• Do this: Retype the records below exactly as they appear, but leave out any pictures.

━━━━━━━━━━

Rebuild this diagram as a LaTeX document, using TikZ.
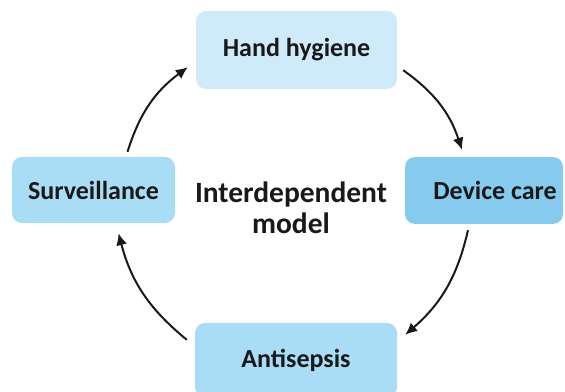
\documentclass[tikz,border=0pt]{standalone}
\usepackage{fontspec}
\setmainfont{Carlito}
\usetikzlibrary{arrows.meta}
\definecolor{boxlight}{HTML}{CFEBFA}
\definecolor{boxmid}{HTML}{A9DCF5}
\definecolor{boxdark}{HTML}{86CAEE}
\tikzset{
  stepbox/.style={rectangle, rounded corners=10pt, draw=none, inner sep=0pt, font=\bfseries\fontsize{26}{30}\selectfont, text=black!90},
  arr/.style={line width=2pt, -{Latex[length=12pt,width=11pt]}, black!90},
}
\begin{document}
\begin{tikzpicture}[x=1pt,y=1pt]
\useasboundingbox (0,0) rectangle (565,391);
\begin{scope}
\clip (0,0) rectangle (565,391);
\node[stepbox, fill=boxlight, minimum width=201pt, minimum height=78pt] (hand) at (296.5,341) {Hand hygiene};
\node[stepbox, fill=boxdark, minimum width=158pt, minimum height=67pt] (device) at (484,200.5) {};
\node[stepbox] (devicetext) at (495,200.5) {Device care};
\node[stepbox, fill=boxmid, minimum width=163pt, minimum height=66pt] (surv) at (93.5,201) {Surveillance};
\node[stepbox, fill=boxmid, minimum width=202pt, minimum height=74pt] (anti) at (296,31) {Antisepsis};
\node[align=center, font=\bfseries\fontsize{29.5}{31}\selectfont, text=black!90] (center) at (291,183) {Interdependent\\model};
\draw[arr] ([shift={(6,19)}]hand.south east) to[bend left=18] ([shift={(-22,7)}]device.north);
\draw[arr] ([shift={(-16,-6)}]device.south) to[bend left=18] ([shift={(8,-12)}]anti.north east);
\draw[arr] ([shift={(-8,-17)}]anti.north west) to[bend left=18] ([shift={(25,-10)}]surv.south);
\draw[arr] ([shift={(34,5)}]surv.north) to[bend left=18] ([shift={(-8,22)}]hand.south west);
\end{scope}
\end{tikzpicture}
\end{document}
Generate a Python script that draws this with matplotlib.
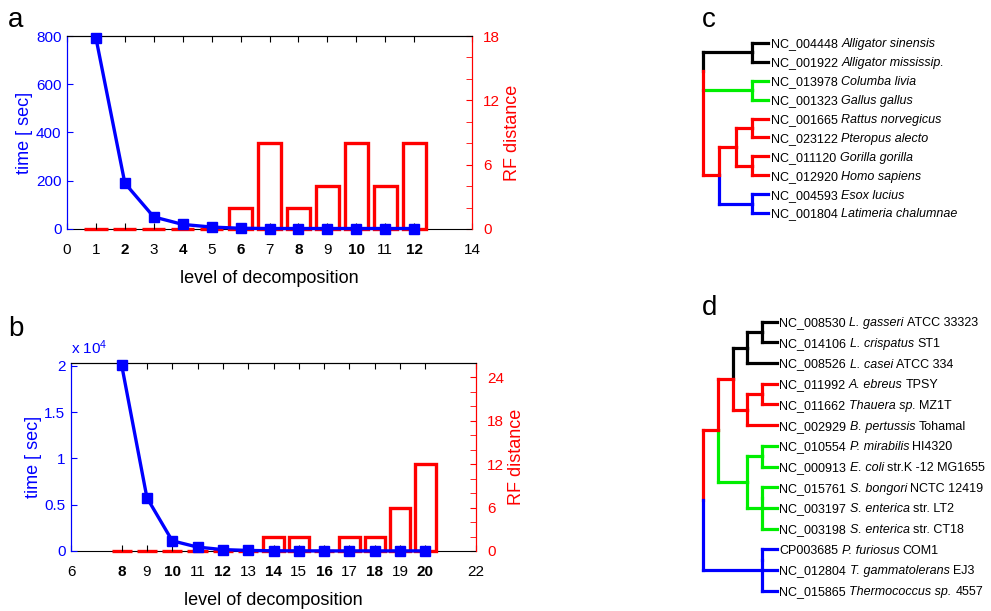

━━━━━━━━━━

• Task result:
Rebuild this diagram as a LaTeX document, using TikZ.
\documentclass[tikz,border=0pt]{standalone}
\usepackage{fontspec}
\setmainfont{Carlito}
\usetikzlibrary{arrows.meta}
\definecolor{boxlight}{HTML}{CFEBFA}
\definecolor{boxmid}{HTML}{A9DCF5}
\definecolor{boxdark}{HTML}{86CAEE}
\tikzset{
  stepbox/.style={rectangle, rounded corners=10pt, draw=none, inner sep=0pt, font=\bfseries\fontsize{26}{30}\selectfont, text=black!90},
  arr/.style={line width=2pt, -{Latex[length=12pt,width=11pt]}, black!90},
}
\begin{document}
\begin{tikzpicture}[x=1pt,y=1pt]
\useasboundingbox (0,0) rectangle (565,391);
\begin{scope}
\clip (0,0) rectangle (565,391);
\node[stepbox, fill=boxlight, minimum width=201pt, minimum height=78pt] (hand) at (296.5,341) {Hand hygiene};
\node[stepbox, fill=boxdark, minimum width=158pt, minimum height=67pt] (device) at (484,200.5) {};
\node[stepbox] (devicetext) at (495,200.5) {Device care};
\node[stepbox, fill=boxmid, minimum width=163pt, minimum height=66pt] (surv) at (93.5,201) {Surveillance};
\node[stepbox, fill=boxmid, minimum width=202pt, minimum height=74pt] (anti) at (296,31) {Antisepsis};
\node[align=center, font=\bfseries\fontsize{29.5}{31}\selectfont, text=black!90] (center) at (291,183) {Interdependent\\model};
\draw[arr] ([shift={(6,19)}]hand.south east) to[bend left=18] ([shift={(-22,7)}]device.north);
\draw[arr] ([shift={(-16,-6)}]device.south) to[bend left=18] ([shift={(8,-12)}]anti.north east);
\draw[arr] ([shift={(-8,-17)}]anti.north west) to[bend left=18] ([shift={(25,-10)}]surv.south);
\draw[arr] ([shift={(34,5)}]surv.north) to[bend left=18] ([shift={(-8,22)}]hand.south west);
\end{scope}
\end{tikzpicture}
\end{document}
Generate a Python script that draws this with matplotlib.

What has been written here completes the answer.